May 14th, 2010 Filed under: Accessibility, Personal, Software, Technology by Eitan

Haven’t blogged in a while. Sorry?

The Messiah is here

GUADEC 2010

I am going! And more importantly I am presenting. The title is Accessible by Universal Design: Why I love The iPhone. Did I provoke you yet? Hope so. In this talk I will show how smug designers with their high sense of aesthetic could be even better (and smugger). I am not racist, some of my best friends are designers.

Caribou

It will be in GNOME 3.0. I recently took over maintainership, which basically means cutting releases, making sure it’s translatable, accessible, packageable, and generally keeping up with the GNOME schedule.
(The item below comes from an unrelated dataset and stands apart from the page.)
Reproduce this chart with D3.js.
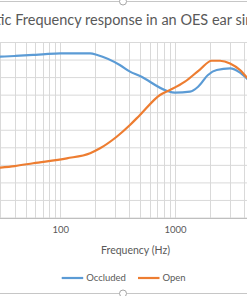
<!DOCTYPE html>
<html>
<head>
<meta charset="utf-8">
<script src="https://cdn.jsdelivr.net/npm/d3@7"></script>
<style>
  html, body { margin: 0; padding: 0; background: #fff; overflow: hidden; }
  svg { display: block; }
</style>
</head>
<body>
<svg id="chart" width="247" height="296"></svg>
<script>
// ---- data ----
const titleText = "Acoustic Frequency response in an OES ear simulator";
const xAxisTitle = "Frequency (Hz)";
const seriesNames = ["Occluded", "Open"];
const xTickLabels = [100, 1000];

const occludedFreq = [30, 40, 58, 74, 100, 182, 210, 330, 405, 495, 846, 1000, 1350, 1590, 1940, 2310, 3020, 3690, 4220, 5500];
const occludedDb   = [91.9, 92.3, 92.9, 93.4, 93.8, 93.8, 92.9, 87.2, 83.4, 80.9, 72.5, 71.4, 72.0, 74.8, 81.5, 84.3, 85.2, 82.8, 79.6, 73.0];

const openFreq = [30, 40, 58, 114, 182, 222, 310, 405, 495, 740, 905, 1220, 1650, 2085, 2470, 3020, 3690, 4220, 5500];
const openDb   = [28.7, 29.6, 31.2, 34.0, 36.9, 39.7, 46.3, 53.0, 58.7, 70.1, 72.9, 77.7, 84.6, 89.6, 89.6, 88.1, 84.3, 80.2, 74.0];

// ---- layout ----
const W = 247, H = 296;
const font = "Lato, 'Open Sans', sans-serif";
const textColor = "#595959";
const colors = ["#5B9BD5", "#ED7D31"];

const svg = d3.select("#chart");

// x: log scale, 100 Hz -> 60.3 px, 1000 Hz -> 175 px
const decade = 114.7;
const x100 = 60.3;
const xDomain = [20, 20000];
const x = d3.scaleLog()
  .domain(xDomain)
  .range([x100 - decade * Math.log10(100 / xDomain[0]), x100 + decade * Math.log10(xDomain[1] / 100)]);

const plotTop = 42.5, plotBottom = 218;
const y = d3.scaleLinear().domain([0, 100]).range([plotBottom, plotTop]);

const gGrid = svg.append("g");

// vertical gridlines (log minor ticks)
const vTicks = [];
for (let d = 10; d < xDomain[1]; d *= 10) {
  for (let m = 1; m <= 9; m++) {
    const v = d * m;
    if (v >= xDomain[0] && v <= xDomain[1]) vTicks.push(v);
  }
}
gGrid.selectAll("line.v").data(vTicks).join("line")
  .attr("class", "v")
  .attr("x1", d => Math.round(x(d)) + 0.5).attr("x2", d => Math.round(x(d)) + 0.5)
  .attr("y1", plotTop).attr("y2", plotBottom)
  .attr("stroke", "#D9D9D9").attr("stroke-width", 1);

// horizontal gridlines
gGrid.selectAll("line.h").data(y.ticks(10)).join("line")
  .attr("class", "h")
  .attr("x1", x.range()[0]).attr("x2", x.range()[1])
  .attr("y1", d => y(d)).attr("y2", d => y(d))
  .attr("stroke", "#D9D9D9").attr("stroke-width", 1);

// x axis
const xAxis = d3.axisBottom(x).tickValues(xTickLabels).tickSize(0).tickPadding(8.5).tickFormat(d3.format("d"));
const gx = svg.append("g").attr("transform", `translate(0,${plotBottom})`).call(xAxis);
gx.select(".domain").attr("stroke", "#BFBFBF");
gx.selectAll("text").attr("fill", textColor).style("font-family", font).style("font-size", "9.5px");

// lines
const line = d3.line().x(d => x(d[0])).y(d => y(d[1])).curve(d3.curveMonotoneX);
const series = [
  d3.zip(occludedFreq, occludedDb),
  d3.zip(openFreq, openDb)
];
svg.append("g").selectAll("path").data(series).join("path")
  .attr("d", line)
  .attr("fill", "none")
  .attr("stroke", (d, i) => colors[i])
  .attr("stroke-width", 2.2)
  .attr("stroke-linecap", "round")
  .attr("stroke-linejoin", "round");

// title (centred on the chart, which is wider than the window)
const title = svg.append("text")
  .attr("y", 25)
  .attr("fill", textColor)
  .style("font-family", font)
  .style("font-size", "14.5px")
  .text(titleText);
const tmp = svg.append("text").style("font-family", font).style("font-size", "14.5px").text("Acoust");
const prefixW = tmp.node().getComputedTextLength();
tmp.remove();
title.attr("x", 0.8 - prefixW);

// x axis title
svg.append("text")
  .attr("x", 135.5).attr("y", 250).attr("dy", "0.35em")
  .attr("text-anchor", "middle")
  .attr("fill", textColor)
  .style("font-family", font).style("font-size", "10.5px")
  .text(xAxisTitle);

// legend
const legend = svg.append("g");
const legendItems = [
  { name: seriesNames[0], x: 61.7, color: colors[0] },
  { name: seriesNames[1], x: 138, color: colors[1] }
];
legendItems.forEach(it => {
  legend.append("line")
    .attr("x1", it.x).attr("x2", it.x + 21.5)
    .attr("y1", 278).attr("y2", 278)
    .attr("stroke", it.color).attr("stroke-width", 2.2);
  legend.append("text")
    .attr("x", it.x + 24.5).attr("y", 278).attr("dy", "0.35em")
    .attr("fill", textColor)
    .style("font-family", font).style("font-size", "9.5px")
    .text(it.name);
});

// chart border (selection frame) with centre handles
svg.append("line").attr("x1", 0).attr("x2", W).attr("y1", 1.5).attr("y2", 1.5)
  .attr("stroke", "#C6C6C6").attr("stroke-width", 1);
svg.append("line").attr("x1", 0).attr("x2", W).attr("y1", 293.5).attr("y2", 293.5)
  .attr("stroke", "#C6C6C6").attr("stroke-width", 1);
[1.5, 293.5].forEach(cy => {
  svg.append("circle").attr("cx", 123).attr("cy", cy).attr("r", 3.5)
    .attr("fill", "#fff").attr("stroke", "#A6A6A6").attr("stroke-width", 1);
});
</script>
</body>
</html>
There seems to be a good amount of people interested in it, and there is even official funding for it in Spain, so we will be getting some good contributions in the near future.

iPhone Application

I have one in the app store. Before you accuse me of being a sellout and an Apple fanboy, let me just say that it was an interesting experience, and my motivation was mostly writing for something that everybody has (and it’s a real thrill). Took the better part of two weekends, Jenny and I are unveiling it in Megapolis in Baltimore this weekend, if you are in the area you should download it and give it a try. Future versions should have a lot more user-submitted content and work in other areas around the world. Maybe a Maemo and Android version too…

Work

It’s fun and interesting, hope to give an update on that once I actually have something to show.